Cloverfield PDF 
Eva Maria Ricciuti   

ImageNon molto tempo fa si è assistito alla nascita e allo sviluppo di due nuovi generi come la docu-fiction e  il biopic, ibridi a metà tra la realtà storica e la fiction, tra realtà e fantasia. Un modo insomma per far conoscere il passato alle nuove generazioni sfruttando un mezzo moderno e a loro congeniale come il cinema o più diffusamente la tv. Oggi, nell’era di Youtube, dello scambio pear2pear e dei reality, nell’era della notizia vissuta in tempo reale e assorbita ancor prima che sia conclusa e del voyeurismo estremo, a volte persino malsano, gli autori di serie tv adrenaliniche quali Alias e Lost hanno pensato di declinare alla stesa maniera un genere di nobili origini: la fantascienza. Nasce così quella che potremmo simpaticamente definire la docu-science fiction.

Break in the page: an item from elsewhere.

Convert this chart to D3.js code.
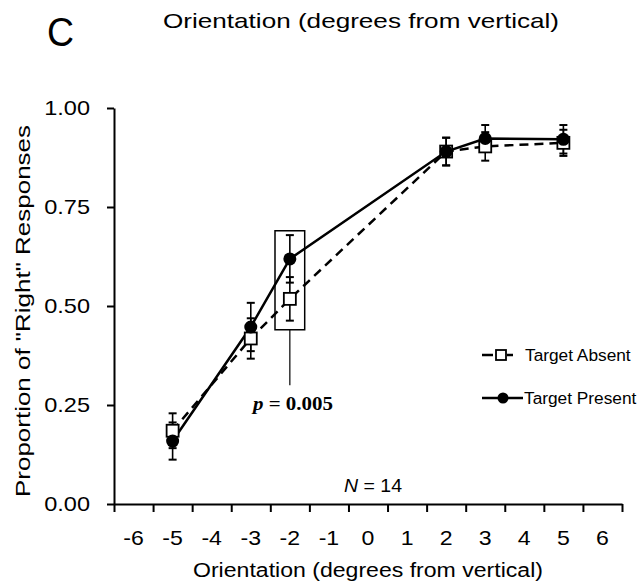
<!DOCTYPE html>
<html lang="en">
<head>
<meta charset="UTF-8">
<title>Orientation chart</title>
<script src="https://cdn.jsdelivr.net/npm/d3@7.8.4/dist/d3.min.js"></script>
<style>
    body { margin: 0; background: #fff; font-family: Arial, "Liberation Sans", sans-serif; }
    svg { display: block; }
    .tick text { font-family: Arial, "Liberation Sans", sans-serif; }
</style>
</head>
<body>
<svg id="chart" width="642" height="583"></svg>
<script>
    // orientations tested (degrees from vertical)
    const orientations = [-5, -3, -2, 2, 3, 5];
    // proportion of "right" responses, with error bar half-widths
    const absentMean = [0.185, 0.418, 0.518, 0.890, 0.903, 0.912];
    const absentErr = [0.044, 0.051, 0.055, 0.035, 0.036, 0.033];
    const presentMean = [0.159, 0.447, 0.619, 0.890, 0.923, 0.921];
    const presentErr = [0.047, 0.061, 0.060, 0.035, 0.034, 0.036];
    const xLabels = [-6, -5, -4, -3, -2, -1, 0, 1, 2, 3, 4, 5, 6];
    const yTicks = [0, 0.25, 0.5, 0.75, 1.0];

    const svg = d3.select("#chart");
    const margin = { left: 114, right: 20, top: 108, bottom: 79 };
    const width = 642, height = 583;

    const x = d3.scaleLinear().domain([-6.5, 6.5]).range([margin.left, width - margin.right]);
    const y = d3.scaleLinear().domain([0, 1]).range([height - margin.bottom, margin.top]);

    const absent = orientations.map((o, i) => ({ x: o, y: absentMean[i], e: absentErr[i] }));
    const present = orientations.map((o, i) => ({ x: o, y: presentMean[i], e: presentErr[i] }));

    // the original's lettering is a bit wider than plain Arial
    function stretch(sel, k) {
        sel.each(function() {
            const w = this.getComputedTextLength();
            d3.select(this).attr("textLength", w * k).attr("lengthAdjust", "spacingAndGlyphs");
        });
    }

    // x axis: tick marks between categories, labels in the middle
    const xAxis = svg.append("g")
        .attr("transform", `translate(0,${y(0)})`)
        .call(d3.axisBottom(x)
            .tickValues(d3.range(-6.5, 6.51, 1))
            .tickSize(8)
            .tickSizeOuter(0)
            .tickFormat(""));
    xAxis.select(".domain").attr("stroke-width", 2);
    xAxis.selectAll(".tick line").attr("stroke-width", 2);

    svg.append("g").selectAll("text")
        .data(xLabels)
        .enter().append("text")
        .attr("x", d => x(d))
        .attr("y", 545)
        .attr("text-anchor", "middle")
        .style("font-size", "21px")
        .text(d => d)
        .call(stretch, 1.1);

    const yAxis = svg.append("g")
        .attr("transform", `translate(${x(-6.5)},0)`)
        .call(d3.axisLeft(y)
            .tickValues(yTicks)
            .tickSize(7)
            .tickSizeOuter(0)
            .tickPadding(17)
            .tickFormat(d3.format(".2f")));
    yAxis.select(".domain").attr("stroke-width", 2);
    yAxis.selectAll(".tick line").attr("stroke-width", 2);
    yAxis.selectAll(".tick text").style("font-size", "21px").attr("fill", "#000").call(stretch, 1.12);

    // significance box around -2
    svg.append("rect")
        .attr("x", x(-2.38))
        .attr("y", y(0.69))
        .attr("width", x(-1.62) - x(-2.38))
        .attr("height", y(0.44) - y(0.69))
        .attr("fill", "none")
        .attr("stroke", "#000")
        .attr("stroke-width", 1.5);
    svg.append("line")
        .attr("x1", x(-2)).attr("x2", x(-2))
        .attr("y1", y(0.44)).attr("y2", y(0.30))
        .attr("stroke", "#000").attr("stroke-width", 1.2);
    const pText = svg.append("text")
        .attr("x", 293)
        .attr("y", 410)
        .attr("text-anchor", "middle")
        .style("font-family", "'Liberation Serif', 'Times New Roman', serif")
        .style("font-weight", "bold")
        .style("font-size", "19px");
    pText.append("tspan").style("font-style", "italic").text("p");
    pText.append("tspan").text(" = 0.005");
    pText.attr("textLength", 80).attr("lengthAdjust", "spacingAndGlyphs");

    const line = d3.line().x(d => x(d.x)).y(d => y(d.y));

    svg.append("path")
        .datum(absent)
        .attr("d", line)
        .attr("fill", "none")
        .attr("stroke", "#000")
        .attr("stroke-width", 2.5)
        .attr("stroke-dasharray", "9,6");
    svg.append("path")
        .datum(present)
        .attr("d", line)
        .attr("fill", "none")
        .attr("stroke", "#000")
        .attr("stroke-width", 2.5);

    function errorBars(data) {
        const g = svg.append("g").attr("stroke", "#000").attr("stroke-width", 1.6);
        data.forEach(d => {
            g.append("line").attr("x1", x(d.x)).attr("x2", x(d.x))
                .attr("y1", y(d.y - d.e)).attr("y2", y(d.y + d.e));
            [d.y - d.e, d.y + d.e].forEach(v => {
                g.append("line").attr("x1", x(d.x) - 4).attr("x2", x(d.x) + 4)
                    .attr("y1", y(v)).attr("y2", y(v)).attr("stroke-width", 2);
            });
        });
    }
    errorBars(absent);
    errorBars(present);

    svg.append("g").selectAll("rect")
        .data(absent)
        .enter().append("rect")
        .attr("x", d => x(d.x) - 6)
        .attr("y", d => y(d.y) - 6)
        .attr("width", 12).attr("height", 12)
        .attr("fill", "#fff")
        .attr("stroke", "#000")
        .attr("stroke-width", 1.8);

    svg.append("g").selectAll("circle")
        .data(present)
        .enter().append("circle")
        .attr("cx", d => x(d.x))
        .attr("cy", d => y(d.y))
        .attr("r", 6.5)
        .attr("fill", "#000");

    // legend
    const legend = svg.append("g").attr("transform", "translate(482,355)");
    legend.append("line").attr("x1", 0).attr("x2", 31).attr("y1", 0).attr("y2", 0)
        .attr("stroke", "#000").attr("stroke-width", 2.5).attr("stroke-dasharray", "11,14");
    legend.append("rect").attr("x", 14).attr("y", -5).attr("width", 10).attr("height", 10)
        .attr("fill", "#fff").attr("stroke", "#000").attr("stroke-width", 1.8);
    legend.append("text").attr("x", 43).attr("y", 6).style("font-size", "16px").text("Target Absent")
        .call(stretch, 1.08);
    legend.append("line").attr("x1", 0).attr("x2", 41).attr("y1", 43).attr("y2", 43)
        .attr("stroke", "#000").attr("stroke-width", 2.5);
    legend.append("circle").attr("cx", 21).attr("cy", 43).attr("r", 5.5).attr("fill", "#000");
    legend.append("text").attr("x", 42).attr("y", 49).style("font-size", "16px").text("Target Present")
        .call(stretch, 1.08);

    // N label
    const nText = svg.append("text")
        .attr("x", 373)
        .attr("y", 492)
        .attr("text-anchor", "middle")
        .style("font-size", "18px");
    nText.append("tspan").style("font-style", "italic").text("N");
    nText.append("tspan").text(" = 14");
    nText.attr("textLength", 58).attr("lengthAdjust", "spacingAndGlyphs");

    // titles
    svg.append("text")
        .attr("x", 361).attr("y", 28)
        .attr("text-anchor", "middle")
        .style("font-size", "21px")
        .attr("textLength", 396).attr("lengthAdjust", "spacingAndGlyphs")
        .text("Orientation (degrees from vertical)");
    svg.append("text")
        .attr("x", 47).attr("y", 46)
        .style("font-size", "40px")
        .attr("textLength", 27).attr("lengthAdjust", "spacingAndGlyphs")
        .text("C");
    svg.append("text")
        .attr("x", 368).attr("y", 577)
        .attr("text-anchor", "middle")
        .style("font-size", "20px")
        .attr("textLength", 350).attr("lengthAdjust", "spacingAndGlyphs")
        .text("Orientation  (degrees  from  vertical)");
    svg.append("text")
        .attr("transform", `translate(30,311) rotate(-90)`)
        .attr("text-anchor", "middle")
        .style("font-size", "21px")
        .attr("textLength", 372).attr("lengthAdjust", "spacingAndGlyphs")
        .text("Proportion of \"Right\" Responses");
</script>
</body>
</html>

Cloverfield si potrebbe collocare proprio a metà tra la ricostruzione storica di una tragedia (molte delle immagini ricordano i filmati del crollo delle Twin Towers) e Godzilla, strizzando un occhio ad Alien e al pionieristico The Blair Witch Project. Un disaster-movie godibilissimo che sfrutta l’idea a dir poco elementare del filmato amatoriale che sfocia in testimonianza della tragedia. L’uso del digitale permette una resa immediata della concitazione della vicenda, con le immagini che spesso si sfocano e ballano al ritmo della musica prima e della corsa disperata poi, l’utilizzo del visore notturno (chiunque possieda una videocamera ha utilizzato nelle riprese notturne questo discutibile espediente che fa sembrare alieni gli amici di turno, conferendogli un colorito verdognolo), e i residui di un vecchio filmato sovrascritto che fanno capolino tra un urlo e l’altro. Flashback inseriti ad arte, che ci trasportano in un passato prossimo fatto di amore e promesse, irrimediabilmente perdute ma non tradite al presente e che rende ancora più stridente il paragone con il disastro in atto. Il formato snello della pellicola, solo 85 minuti per un budget di 30 milioni di dollari, consente di mantenere viva l’attenzione dello spettatore e non lo stanca, né dal punto di vista fisico (chi non ricorda il fastidioso effetto della macchina a mano di The Blair Witch Project), né dal punto di vista emozionale o psicologico. I personaggi, sebbene non perfettamente caratterizzati, si delineano da sé nello svolgersi della tragedia e acquistano un notevole spessore, dimostrandosi coerenti con sé stessi e mai scontati. Belli, ricchi, giovani, e di prossimo successo, sono tanto più veri quanto più simili al pubblico cui è destinata la pellicola per età, gusti e aspirazioni, e gli attori - volutamente sconosciuti per evitare il processo di riconoscimento e identificazione, e in modo tale da non incorrere nell’errore di far prendere all’interprete il sopravvento sul personaggio -, sono pressoché perfetti.

L’arte dell’autore (J.J. Abrams) e del regista (Matt Reeves) è suprema nel far salire la suspense fino al limite del sopportabile e mantenerla viva dall’inizio alla fine della pellicola, e, sebbene vecchio, il trucco di non svelare, se non in fugaci sprazzi, la natura fisica del mostro si dimostra efficace e coinvolgente. Tanto più emozionante e terrificante quanto più la nostra immaginazione è viva e fertile. Certo, dal punto di visto artistico Cloverfield nulla dà e nulla toglie alla storia del cinema, ma si rivela comunque un esperimento ben riuscito (sia come mirabile operazione di marketing, sia dal punto di vista puramente ludico), su cui varrebbe la pena scommettere, magari per la nascita di un nuovo serial tv generation.

 

TITOLO ORIGINALE: Cloverfield; REGIA: Matt Reeves; SCENEGGIATURA: Drew Goddard; FOTOGRAFIA: Michael Bonvillain; MONTAGGIO: Kevin Stitt; PRODUZIONE: USA; ANNO: 2008; DURATA: 85 min.